Reproduce, character for character, the lines below from the first through the one with "import plotly.graph_objects as go". Leave pictures out.

***** Given information

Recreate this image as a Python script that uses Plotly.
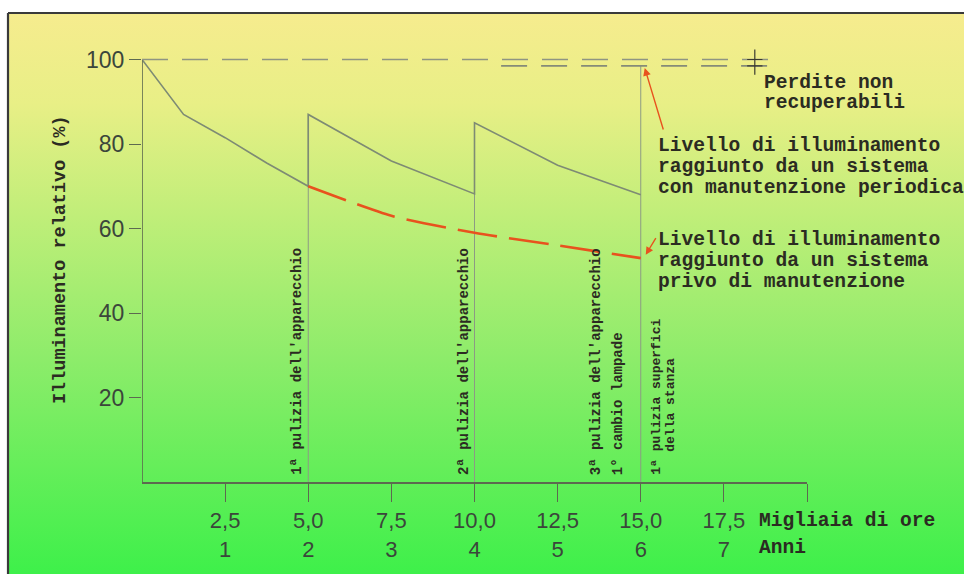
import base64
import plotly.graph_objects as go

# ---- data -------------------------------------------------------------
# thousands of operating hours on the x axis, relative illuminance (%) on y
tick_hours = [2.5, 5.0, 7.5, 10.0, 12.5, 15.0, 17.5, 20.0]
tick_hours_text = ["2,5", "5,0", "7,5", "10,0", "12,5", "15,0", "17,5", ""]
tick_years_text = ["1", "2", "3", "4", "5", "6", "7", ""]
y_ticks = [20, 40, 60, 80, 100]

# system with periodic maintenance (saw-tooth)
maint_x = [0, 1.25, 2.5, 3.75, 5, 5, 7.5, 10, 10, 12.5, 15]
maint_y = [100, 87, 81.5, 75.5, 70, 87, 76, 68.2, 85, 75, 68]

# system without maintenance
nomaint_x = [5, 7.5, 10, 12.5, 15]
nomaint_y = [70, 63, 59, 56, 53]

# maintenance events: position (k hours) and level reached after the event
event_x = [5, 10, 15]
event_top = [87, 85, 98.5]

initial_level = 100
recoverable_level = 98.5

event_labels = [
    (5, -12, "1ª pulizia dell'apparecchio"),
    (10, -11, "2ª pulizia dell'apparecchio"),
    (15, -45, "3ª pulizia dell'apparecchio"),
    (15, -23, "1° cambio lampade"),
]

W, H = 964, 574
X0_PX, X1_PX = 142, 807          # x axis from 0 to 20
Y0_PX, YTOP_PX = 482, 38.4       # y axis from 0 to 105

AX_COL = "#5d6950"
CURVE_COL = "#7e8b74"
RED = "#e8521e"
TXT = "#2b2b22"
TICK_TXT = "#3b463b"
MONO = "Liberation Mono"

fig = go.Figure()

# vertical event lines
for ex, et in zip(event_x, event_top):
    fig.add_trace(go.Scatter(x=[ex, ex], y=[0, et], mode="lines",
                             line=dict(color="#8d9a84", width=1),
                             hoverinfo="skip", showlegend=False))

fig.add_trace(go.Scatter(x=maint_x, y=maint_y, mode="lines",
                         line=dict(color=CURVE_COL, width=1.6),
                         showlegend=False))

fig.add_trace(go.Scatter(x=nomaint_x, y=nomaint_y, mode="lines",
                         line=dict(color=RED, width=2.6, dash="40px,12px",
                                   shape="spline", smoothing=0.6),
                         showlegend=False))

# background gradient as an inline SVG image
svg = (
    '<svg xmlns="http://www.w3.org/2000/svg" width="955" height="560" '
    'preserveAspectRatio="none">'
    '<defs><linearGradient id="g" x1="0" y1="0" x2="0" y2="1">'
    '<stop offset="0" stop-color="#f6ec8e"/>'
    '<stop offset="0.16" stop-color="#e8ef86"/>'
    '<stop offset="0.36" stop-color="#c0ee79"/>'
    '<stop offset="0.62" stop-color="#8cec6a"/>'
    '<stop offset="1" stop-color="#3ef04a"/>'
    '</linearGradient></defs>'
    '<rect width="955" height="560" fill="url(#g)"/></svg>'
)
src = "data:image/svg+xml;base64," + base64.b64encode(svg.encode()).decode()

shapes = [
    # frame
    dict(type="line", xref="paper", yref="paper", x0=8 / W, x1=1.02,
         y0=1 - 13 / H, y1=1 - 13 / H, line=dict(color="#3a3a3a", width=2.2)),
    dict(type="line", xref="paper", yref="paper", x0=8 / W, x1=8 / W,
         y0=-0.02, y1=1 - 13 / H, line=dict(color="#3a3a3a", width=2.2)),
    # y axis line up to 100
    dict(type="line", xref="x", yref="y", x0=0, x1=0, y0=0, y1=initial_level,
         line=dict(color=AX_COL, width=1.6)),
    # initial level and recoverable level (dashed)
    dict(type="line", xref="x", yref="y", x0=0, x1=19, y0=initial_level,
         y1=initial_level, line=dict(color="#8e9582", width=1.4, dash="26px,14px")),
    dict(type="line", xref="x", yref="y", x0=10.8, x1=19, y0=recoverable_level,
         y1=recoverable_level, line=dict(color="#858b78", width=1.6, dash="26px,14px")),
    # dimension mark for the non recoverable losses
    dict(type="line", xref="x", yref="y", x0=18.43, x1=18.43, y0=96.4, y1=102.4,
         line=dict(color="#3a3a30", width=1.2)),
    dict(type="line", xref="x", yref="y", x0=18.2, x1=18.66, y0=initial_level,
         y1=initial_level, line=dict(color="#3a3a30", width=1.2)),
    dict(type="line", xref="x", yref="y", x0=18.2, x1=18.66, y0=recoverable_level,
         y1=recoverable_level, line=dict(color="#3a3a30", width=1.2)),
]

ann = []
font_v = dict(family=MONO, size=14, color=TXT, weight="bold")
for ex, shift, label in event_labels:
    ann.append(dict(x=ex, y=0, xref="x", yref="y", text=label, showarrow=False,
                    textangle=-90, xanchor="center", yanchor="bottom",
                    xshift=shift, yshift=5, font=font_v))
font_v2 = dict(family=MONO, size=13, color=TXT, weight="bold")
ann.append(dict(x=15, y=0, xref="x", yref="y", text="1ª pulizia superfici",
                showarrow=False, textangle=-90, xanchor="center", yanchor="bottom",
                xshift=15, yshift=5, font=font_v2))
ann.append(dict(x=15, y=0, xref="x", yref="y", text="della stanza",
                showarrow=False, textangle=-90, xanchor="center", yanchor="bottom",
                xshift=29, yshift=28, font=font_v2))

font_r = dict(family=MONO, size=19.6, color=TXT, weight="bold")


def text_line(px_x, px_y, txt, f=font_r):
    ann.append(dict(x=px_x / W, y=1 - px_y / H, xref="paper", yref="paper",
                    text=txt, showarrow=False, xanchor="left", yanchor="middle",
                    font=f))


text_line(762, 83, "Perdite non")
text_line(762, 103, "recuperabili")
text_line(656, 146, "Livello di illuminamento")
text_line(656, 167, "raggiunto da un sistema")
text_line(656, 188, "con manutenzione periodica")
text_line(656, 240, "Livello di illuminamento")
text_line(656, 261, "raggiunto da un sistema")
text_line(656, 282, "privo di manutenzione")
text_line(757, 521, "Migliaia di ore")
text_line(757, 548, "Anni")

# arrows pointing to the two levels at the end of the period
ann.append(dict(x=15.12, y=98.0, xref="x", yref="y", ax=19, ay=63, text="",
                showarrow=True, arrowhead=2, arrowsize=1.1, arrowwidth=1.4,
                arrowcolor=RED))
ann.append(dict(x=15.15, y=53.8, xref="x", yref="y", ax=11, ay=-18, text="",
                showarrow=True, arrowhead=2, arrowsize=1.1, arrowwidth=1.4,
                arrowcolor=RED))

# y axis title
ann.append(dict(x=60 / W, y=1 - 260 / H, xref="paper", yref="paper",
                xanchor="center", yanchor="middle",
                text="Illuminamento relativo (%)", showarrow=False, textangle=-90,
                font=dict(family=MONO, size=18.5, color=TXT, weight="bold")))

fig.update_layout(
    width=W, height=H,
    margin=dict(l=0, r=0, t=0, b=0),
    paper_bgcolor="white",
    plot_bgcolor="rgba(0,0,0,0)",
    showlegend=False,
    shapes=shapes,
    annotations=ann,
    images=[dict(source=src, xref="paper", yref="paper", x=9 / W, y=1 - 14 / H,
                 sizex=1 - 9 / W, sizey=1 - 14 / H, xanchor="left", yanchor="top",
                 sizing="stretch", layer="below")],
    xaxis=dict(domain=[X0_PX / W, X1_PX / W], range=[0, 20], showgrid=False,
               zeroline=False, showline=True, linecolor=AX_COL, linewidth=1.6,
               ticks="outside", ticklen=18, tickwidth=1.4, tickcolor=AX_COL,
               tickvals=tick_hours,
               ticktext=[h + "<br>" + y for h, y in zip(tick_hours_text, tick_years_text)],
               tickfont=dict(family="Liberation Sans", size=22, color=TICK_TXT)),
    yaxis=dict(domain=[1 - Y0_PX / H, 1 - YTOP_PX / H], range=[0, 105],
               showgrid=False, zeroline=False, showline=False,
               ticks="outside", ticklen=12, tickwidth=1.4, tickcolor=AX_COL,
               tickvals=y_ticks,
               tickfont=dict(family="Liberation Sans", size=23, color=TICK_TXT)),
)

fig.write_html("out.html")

**********

* Complete output
Recreate this image as a Python script that uses Plotly.
import base64
import plotly.graph_objects as go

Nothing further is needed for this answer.